Return all lines below containing the word "with".

◇ ◇ ◇ ◇ ◇

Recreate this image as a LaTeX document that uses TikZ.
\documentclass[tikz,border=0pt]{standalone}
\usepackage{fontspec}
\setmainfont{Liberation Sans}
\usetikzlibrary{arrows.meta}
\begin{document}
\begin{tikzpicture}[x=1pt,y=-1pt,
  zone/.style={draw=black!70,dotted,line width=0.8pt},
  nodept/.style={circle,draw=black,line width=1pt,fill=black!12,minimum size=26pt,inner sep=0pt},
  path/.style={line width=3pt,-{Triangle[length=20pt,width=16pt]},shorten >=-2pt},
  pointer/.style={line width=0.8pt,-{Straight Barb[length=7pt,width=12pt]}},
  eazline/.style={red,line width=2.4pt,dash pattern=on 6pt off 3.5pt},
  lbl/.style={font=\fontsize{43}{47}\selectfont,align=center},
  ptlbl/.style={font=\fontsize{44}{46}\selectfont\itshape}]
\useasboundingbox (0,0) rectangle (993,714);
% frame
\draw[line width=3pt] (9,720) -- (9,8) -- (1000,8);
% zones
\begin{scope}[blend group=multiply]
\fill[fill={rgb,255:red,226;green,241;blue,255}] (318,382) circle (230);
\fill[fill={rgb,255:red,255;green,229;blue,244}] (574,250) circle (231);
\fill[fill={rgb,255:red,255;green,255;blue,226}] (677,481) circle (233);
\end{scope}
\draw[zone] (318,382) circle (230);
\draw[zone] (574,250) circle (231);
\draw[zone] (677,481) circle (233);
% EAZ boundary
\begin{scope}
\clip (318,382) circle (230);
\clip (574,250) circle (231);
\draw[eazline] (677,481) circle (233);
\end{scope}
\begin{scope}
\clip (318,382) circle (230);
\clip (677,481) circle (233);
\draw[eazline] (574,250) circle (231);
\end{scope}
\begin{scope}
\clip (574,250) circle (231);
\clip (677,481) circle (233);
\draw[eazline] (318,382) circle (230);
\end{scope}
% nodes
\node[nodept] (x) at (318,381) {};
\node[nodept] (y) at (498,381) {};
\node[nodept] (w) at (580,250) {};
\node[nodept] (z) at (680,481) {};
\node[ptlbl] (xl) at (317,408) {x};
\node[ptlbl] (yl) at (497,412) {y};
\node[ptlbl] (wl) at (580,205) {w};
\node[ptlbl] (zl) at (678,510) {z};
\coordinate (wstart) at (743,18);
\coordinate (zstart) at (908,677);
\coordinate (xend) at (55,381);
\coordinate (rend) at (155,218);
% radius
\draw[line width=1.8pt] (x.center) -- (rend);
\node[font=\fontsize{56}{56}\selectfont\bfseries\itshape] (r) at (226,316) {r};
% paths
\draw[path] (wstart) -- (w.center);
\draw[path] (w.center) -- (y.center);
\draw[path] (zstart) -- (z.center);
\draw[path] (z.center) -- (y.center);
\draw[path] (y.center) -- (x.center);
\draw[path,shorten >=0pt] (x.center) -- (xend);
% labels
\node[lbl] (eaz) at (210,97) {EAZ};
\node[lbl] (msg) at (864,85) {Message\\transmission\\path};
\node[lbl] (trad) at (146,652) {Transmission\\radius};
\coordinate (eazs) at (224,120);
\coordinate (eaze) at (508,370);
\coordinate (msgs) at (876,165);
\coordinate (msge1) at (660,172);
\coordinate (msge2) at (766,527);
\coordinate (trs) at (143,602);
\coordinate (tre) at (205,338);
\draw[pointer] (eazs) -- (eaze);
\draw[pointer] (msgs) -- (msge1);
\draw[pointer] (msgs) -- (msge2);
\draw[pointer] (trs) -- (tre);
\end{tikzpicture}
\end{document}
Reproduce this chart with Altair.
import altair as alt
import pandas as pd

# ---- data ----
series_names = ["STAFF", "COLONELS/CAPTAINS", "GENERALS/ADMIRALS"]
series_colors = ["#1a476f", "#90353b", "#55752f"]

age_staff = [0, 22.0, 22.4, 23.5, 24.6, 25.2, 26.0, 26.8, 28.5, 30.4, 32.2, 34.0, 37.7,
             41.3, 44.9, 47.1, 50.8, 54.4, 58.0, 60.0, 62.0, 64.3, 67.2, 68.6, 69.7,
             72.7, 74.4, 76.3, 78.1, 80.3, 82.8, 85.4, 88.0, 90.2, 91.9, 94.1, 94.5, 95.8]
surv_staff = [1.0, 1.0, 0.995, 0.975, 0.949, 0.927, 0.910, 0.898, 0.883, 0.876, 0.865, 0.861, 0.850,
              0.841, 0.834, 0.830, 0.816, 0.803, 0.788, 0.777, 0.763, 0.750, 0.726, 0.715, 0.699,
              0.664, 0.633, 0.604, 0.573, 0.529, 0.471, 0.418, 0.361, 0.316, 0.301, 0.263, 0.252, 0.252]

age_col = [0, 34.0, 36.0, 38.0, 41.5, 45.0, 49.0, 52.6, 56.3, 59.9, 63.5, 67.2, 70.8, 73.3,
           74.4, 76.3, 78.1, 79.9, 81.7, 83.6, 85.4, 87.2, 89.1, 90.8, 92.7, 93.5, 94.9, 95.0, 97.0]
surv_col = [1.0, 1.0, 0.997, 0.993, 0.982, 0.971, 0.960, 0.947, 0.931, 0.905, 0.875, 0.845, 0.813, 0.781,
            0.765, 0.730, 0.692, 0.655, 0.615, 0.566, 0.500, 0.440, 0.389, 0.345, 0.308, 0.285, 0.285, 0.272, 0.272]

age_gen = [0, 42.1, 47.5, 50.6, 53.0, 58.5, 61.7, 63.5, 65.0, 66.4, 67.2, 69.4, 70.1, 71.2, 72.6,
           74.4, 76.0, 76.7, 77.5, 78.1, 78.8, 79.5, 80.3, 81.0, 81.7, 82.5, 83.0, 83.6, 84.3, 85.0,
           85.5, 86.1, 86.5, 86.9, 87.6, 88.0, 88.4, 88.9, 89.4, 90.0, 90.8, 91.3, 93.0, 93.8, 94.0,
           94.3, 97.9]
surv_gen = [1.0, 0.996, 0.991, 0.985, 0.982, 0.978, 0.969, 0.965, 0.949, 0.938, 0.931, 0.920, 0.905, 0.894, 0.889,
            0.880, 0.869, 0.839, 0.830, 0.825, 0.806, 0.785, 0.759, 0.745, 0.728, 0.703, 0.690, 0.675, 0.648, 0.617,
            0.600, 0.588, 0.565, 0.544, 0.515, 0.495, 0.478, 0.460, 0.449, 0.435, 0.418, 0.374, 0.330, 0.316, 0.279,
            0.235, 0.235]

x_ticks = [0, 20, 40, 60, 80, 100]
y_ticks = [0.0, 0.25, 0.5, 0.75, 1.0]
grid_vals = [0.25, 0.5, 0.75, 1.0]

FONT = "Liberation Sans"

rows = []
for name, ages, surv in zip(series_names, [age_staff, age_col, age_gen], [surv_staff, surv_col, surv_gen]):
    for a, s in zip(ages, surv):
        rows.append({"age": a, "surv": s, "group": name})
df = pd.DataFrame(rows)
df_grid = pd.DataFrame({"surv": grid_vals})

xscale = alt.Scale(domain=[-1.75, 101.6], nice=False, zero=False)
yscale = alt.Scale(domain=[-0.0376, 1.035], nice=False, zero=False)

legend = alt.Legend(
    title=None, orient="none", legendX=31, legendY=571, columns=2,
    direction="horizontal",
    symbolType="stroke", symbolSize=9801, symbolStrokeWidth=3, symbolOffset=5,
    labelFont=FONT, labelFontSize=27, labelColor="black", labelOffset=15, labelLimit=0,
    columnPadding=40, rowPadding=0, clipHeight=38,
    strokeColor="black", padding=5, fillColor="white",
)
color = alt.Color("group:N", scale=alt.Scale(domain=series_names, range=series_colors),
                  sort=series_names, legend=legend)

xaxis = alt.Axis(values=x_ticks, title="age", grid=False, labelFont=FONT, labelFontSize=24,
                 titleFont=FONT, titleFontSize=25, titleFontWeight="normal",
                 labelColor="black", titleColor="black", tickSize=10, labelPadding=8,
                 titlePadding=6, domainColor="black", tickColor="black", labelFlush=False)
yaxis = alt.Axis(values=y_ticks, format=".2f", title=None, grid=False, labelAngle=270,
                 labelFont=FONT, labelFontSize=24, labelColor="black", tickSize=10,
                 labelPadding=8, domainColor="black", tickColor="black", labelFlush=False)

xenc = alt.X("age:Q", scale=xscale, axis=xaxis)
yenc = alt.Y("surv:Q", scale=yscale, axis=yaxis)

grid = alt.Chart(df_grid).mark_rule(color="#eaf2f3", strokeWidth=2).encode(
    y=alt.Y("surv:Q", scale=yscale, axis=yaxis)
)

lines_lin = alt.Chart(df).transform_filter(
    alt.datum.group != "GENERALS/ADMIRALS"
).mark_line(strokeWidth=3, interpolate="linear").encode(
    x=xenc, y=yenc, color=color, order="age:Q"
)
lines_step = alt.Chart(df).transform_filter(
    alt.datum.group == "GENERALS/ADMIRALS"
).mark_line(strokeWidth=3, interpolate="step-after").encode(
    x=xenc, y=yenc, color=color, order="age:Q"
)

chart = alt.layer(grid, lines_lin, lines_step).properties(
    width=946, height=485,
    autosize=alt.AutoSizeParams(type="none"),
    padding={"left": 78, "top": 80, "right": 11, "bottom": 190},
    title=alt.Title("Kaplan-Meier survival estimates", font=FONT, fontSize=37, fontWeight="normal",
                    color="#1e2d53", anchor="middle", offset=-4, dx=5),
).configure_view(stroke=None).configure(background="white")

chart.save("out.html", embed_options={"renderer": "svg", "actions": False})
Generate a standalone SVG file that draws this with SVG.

◇ ◇ ◇ ◇ ◇

Output of the exercise:
Reproduce this chart with Altair.
Generate a standalone SVG file that draws this with SVG.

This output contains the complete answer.